**YOUR INSTRUCTIONS**: Lines that include the word "this" are the ones to copy.

-*-*-

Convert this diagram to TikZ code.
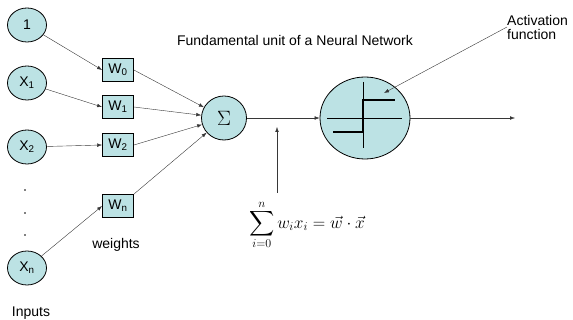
\documentclass[tikz,border=0pt]{standalone}
\usepackage{graphicx}
\usepackage{fontspec}
\setmainfont{Liberation Sans}
\usetikzlibrary{shapes,arrows.meta,calc,positioning}
\definecolor{cellfill}{RGB}{188,226,228}
\definecolor{wire}{RGB}{55,55,55}
\newcommand{\bigsum}{\mathop{\vcenter{\hbox{\scalebox{1.75}{$\displaystyle\sum$}}}}\limits}
\tikzset{
    -{Latex[length=5pt,width=3.6pt]},line width=0.6pt,
    every edge/.append style={draw=wire},
    unit/.style ={ellipse, draw, fill=cellfill, line width=0.8pt, minimum width=39pt, minimum height=34pt, inner sep=0pt, font=\fontsize{14}{16}\selectfont},
    weight/.style ={rectangle, draw, fill=cellfill, line width=0.8pt, minimum width=31pt, minimum height=23pt, inner sep=0pt, font=\fontsize{14}{16}\selectfont},
    dotmark/.style = {circle, fill, inner sep=0pt, minimum size=1.6pt, node contents={}},
    lbl/.style = {inner sep=0pt, align=left, font=\fontsize{14}{14}\selectfont},
}

\begin{document}
\begin{tikzpicture}[x=1pt,y=-1pt]
\useasboundingbox (0,0) rectangle (573,320);

    % inputs
    \node[unit] (one) at (27,25) {1};
    \node[unit] (x1) at (27,83) {X\textsubscript{1}};
    \node[unit] (x2) at (27,147) {X\textsubscript{2}};
    \node[unit] (xn) at (27,268) {X\textsubscript{n}};
    \node (d1) at (25,190) [dotmark];
    \node (d2) at (25,213) [dotmark];
    \node (d3) at (25,235) [dotmark];
    \node[lbl] (inputs) at (31,313) {Inputs};

    % weights
    \node[weight] (w0) at (118,70) {W\textsubscript{0}};
    \node[weight] (w1) at (118,107) {W\textsubscript{1}};
    \node[weight] (w2) at (118,145) {W\textsubscript{2}};
    \node[weight] (wn) at (118,206) {W\textsubscript{n}};
    \node[lbl] (weights) at (116,245) {weights};

    % summation and activation
    \node[unit, minimum width=45pt, minimum height=44pt, font=\fontsize{21}{21}\selectfont] (sum) at (224,118) {$\Sigma$};
    \node[unit, minimum width=90pt, minimum height=82pt] (act) at (365,118) {};
    \coordinate (out) at (515,118);
    \draw[-, line width=0.8pt] ($(act)+(-38,0)$) -- ($(act)+(37,0)$);
    \draw[-, line width=0.8pt] ($(act)+(-2,-36)$) -- ($(act)+(-2,30)$);
    \draw[-, line width=2.4pt] ($(act)+(-32,14)$) -- ($(act)+(-2,14)$) -- ($(act)+(-2,-18)$) -- ($(act)+(30,-18)$);

    % labels
    \node[lbl] (title) at (295,40) {Fundamental unit of a Neural Network};
    \node[lbl, anchor=west] (actlbl) at (507,27) {Activation\\function};
    \coordinate (acttip) at (384,93);
    \node (formula) at (307,225) {\fontsize{17}{20}\selectfont$\displaystyle\bigsum_{i=0}^{n} w_i x_i = \vec{w}\cdot\vec{x}$};
    \coordinate (tap) at (277,127);
    \coordinate (tapfoot) at (277,193);

    % directed edges
    \path (one) edge (w0.west);
    \path (x1) edge (w1.west);
    \path (x2) edge (w2.west);
    \path (xn) edge (wn.west);
    \path (w0.east) edge (sum);
    \path (w1.east) edge (sum);
    \path (w2.east) edge (sum);
    \path (wn.north east) edge (sum);
    \path (sum) edge (act);
    \path (act) edge (out);
    \path (tapfoot) edge (tap);
    \path (actlbl.west) edge (acttip);

\end{tikzpicture}
\end{document}
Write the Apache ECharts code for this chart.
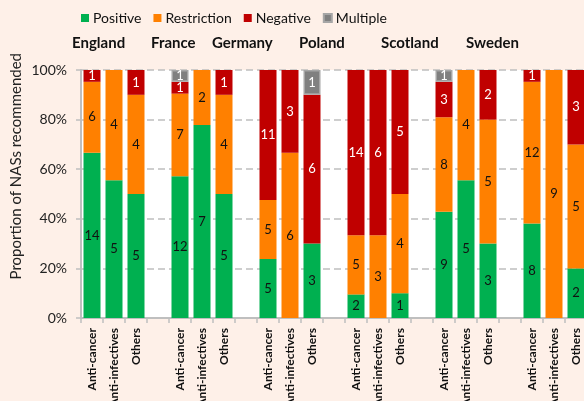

-*-*-

**COMPLETED TASK**:
Convert this diagram to TikZ code.
Write the Apache ECharts code for this chart.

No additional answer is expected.